Welsh Folk Museum – St Fagans
This visit provides a fascinating insight into the customs and life-styles of the people of Wales through the ages. The indoor exhibits include an agricultural section and a magnificent collection of material culture. The external exhibits show the development of housing and crafts in rural Wales, with many buildings including farm houses, watermill, tannery, chapel and school, reconstructed and furnished as they were in their period. It is possible to arrange a “Victorian Lesson” with the children dressed in costume in the school. There are also opportunities for “hands on” experiences in the reconstructed Celtic village, making wattle and daub, spinning etc. Schools wishing to use either of these re-enactments will be sent additional information about the requirements for successful role-play. Entrance is free, as are certain sections of the museum, but some sessions are charged for. For more details click here and also see their website for more information:
The small village of Llangenny provides an excellent area for map-making. The pupils are given a simple base map of the village and its surrounds and are required to complete the map by plotting the location of the houses, church, phone box, old school and other features. They will be asked to make a suitable key and there is an option to measure and calculate the scale. Trundle wheels, tapes etc. are provided by the centre.
Abergavenny Town Trail
This trail takes the pupils around the nearby market town of Abergavenny. Many of the interesting features of the town, its castle, old cattle market, tithe barn and buildings from a variety of architectural periods are included in the trail. The compactness of the town centre shopping area makes for an ideal contrast with the pupils own local environment in Haringey.
A Walk Along the Grwyne
The River Grwyne is the stream on our doorstep. The route follows the river along its wooded valley passing Pendarren and Llangenny and the sites of three watermills. There is a simplified map to enable the students to do the route finding.
A Walk Around Crickhowell
Explore the old town of Hywell’s Castle and its environs. The walk passes an old port, the ruins of a Norman Castle and the old 13 arch bridge across the River Usk. The canal is followed from Gilwern Wharf to Llangattock passing along peaceful wooded areas before returning across the valley to Crickhowell.
A day visit to visit Caswell Bay on the unspoilt Gower Coast. There is usually a short clifftop walk to the sandy beach with the opportunity to observe various coastal landforms and their specialised plant life, and sometimes seals bobbing about in the sea. On the shore the children investigate the wide variety of shore and rock pool life such as crabs and starfish. Weather permitting, there will be opportunity for beach games and a swim/paddle in the sea.

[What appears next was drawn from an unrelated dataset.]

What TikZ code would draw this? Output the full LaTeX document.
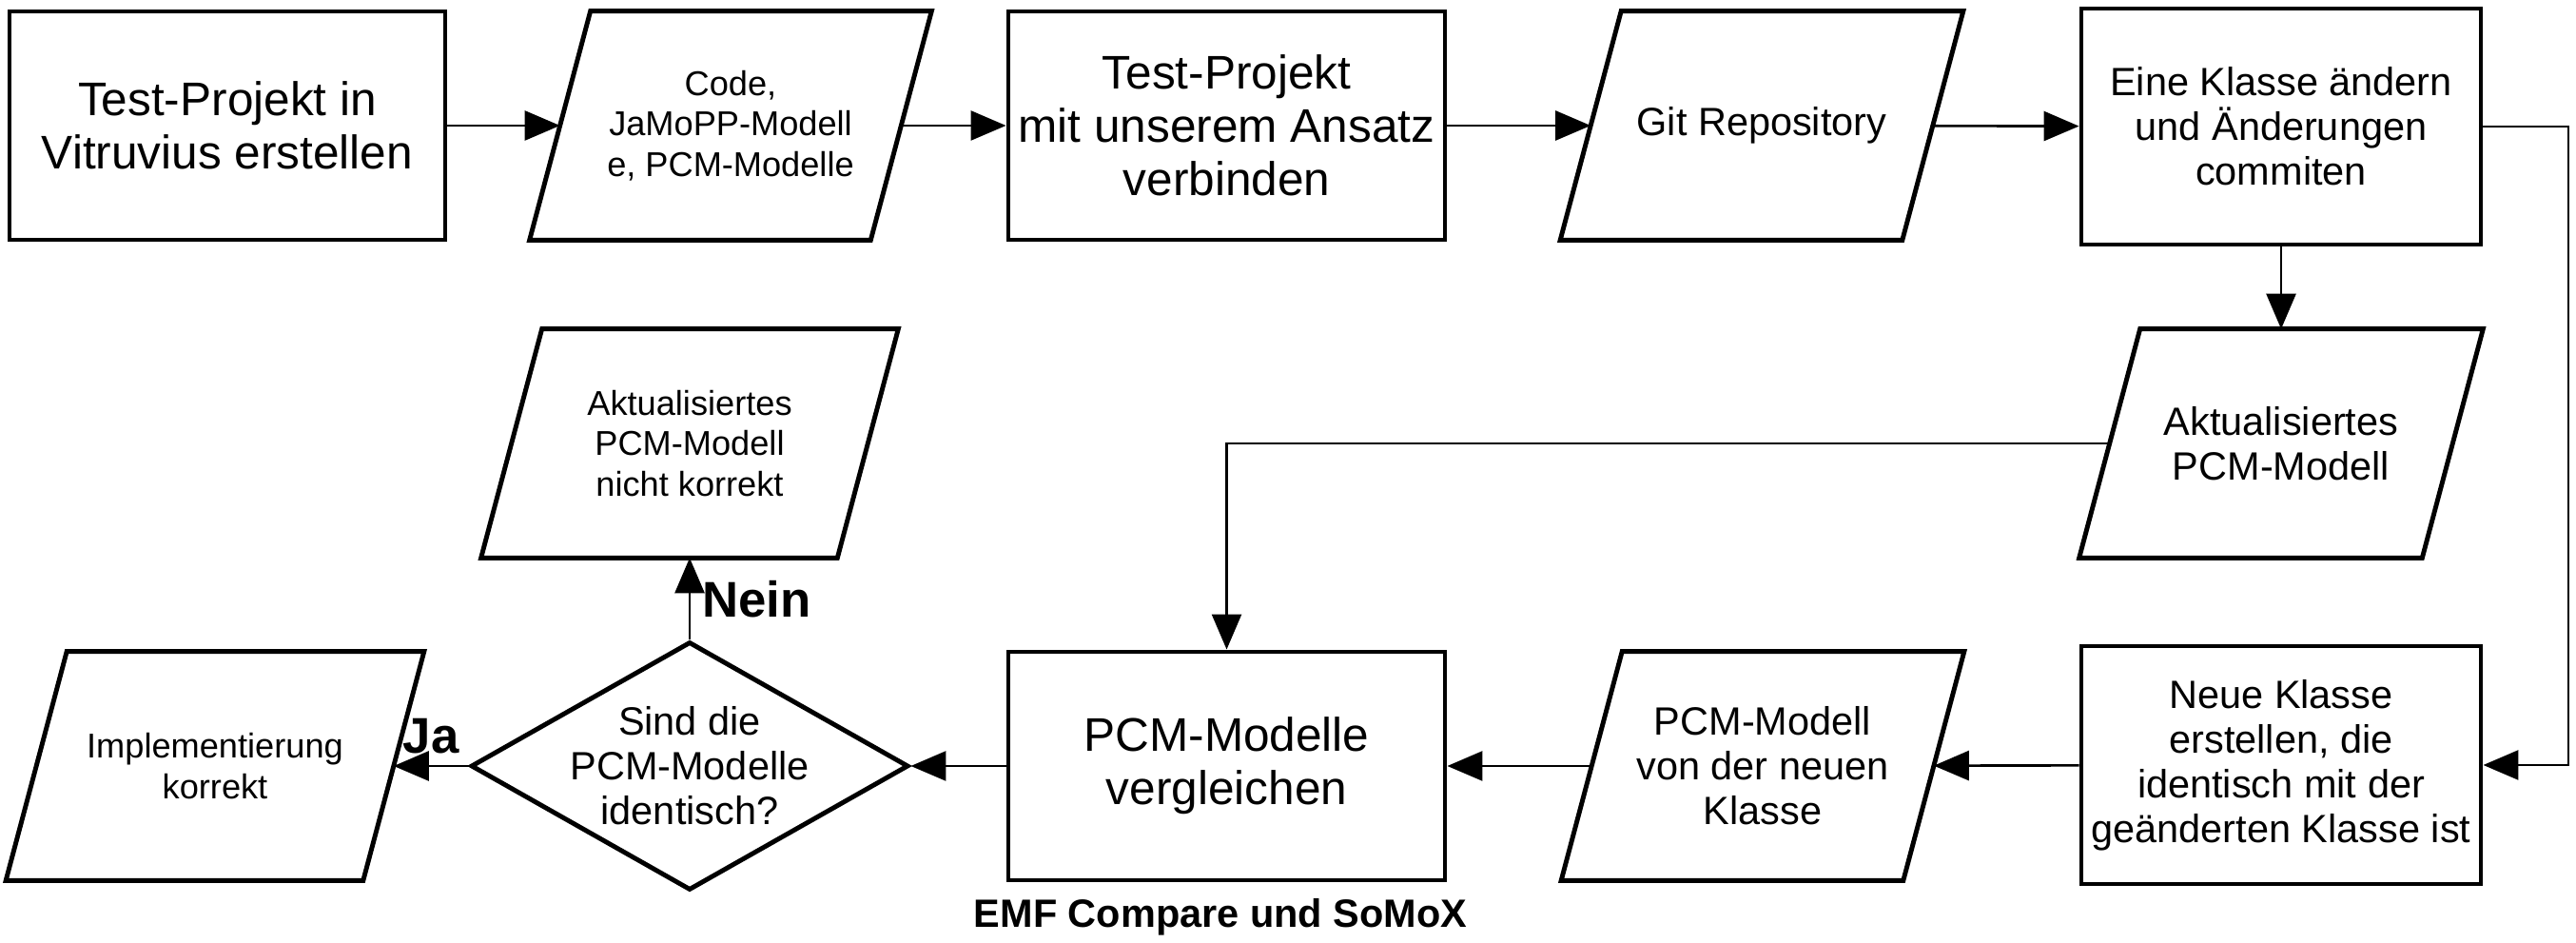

Stream study : Go With The Flow – data collection
This half day activity provides a number of options to study a local stream:- pupils can make predictions and then use tape measures, stop watches, meter rulers to investigate the speed, depth and width of the stream. Pupils can display their results in charts and diagrams.
Stream study: Water mini-beasts – ecology
The stream supports a diverse community of invertebrates which are easily captured. Pupils can collect these invertebrates and use simple dichotomous keys and data sheets to identify their bugs, draw simple food chains and pyramids and identify adaptations to the environment. Half day.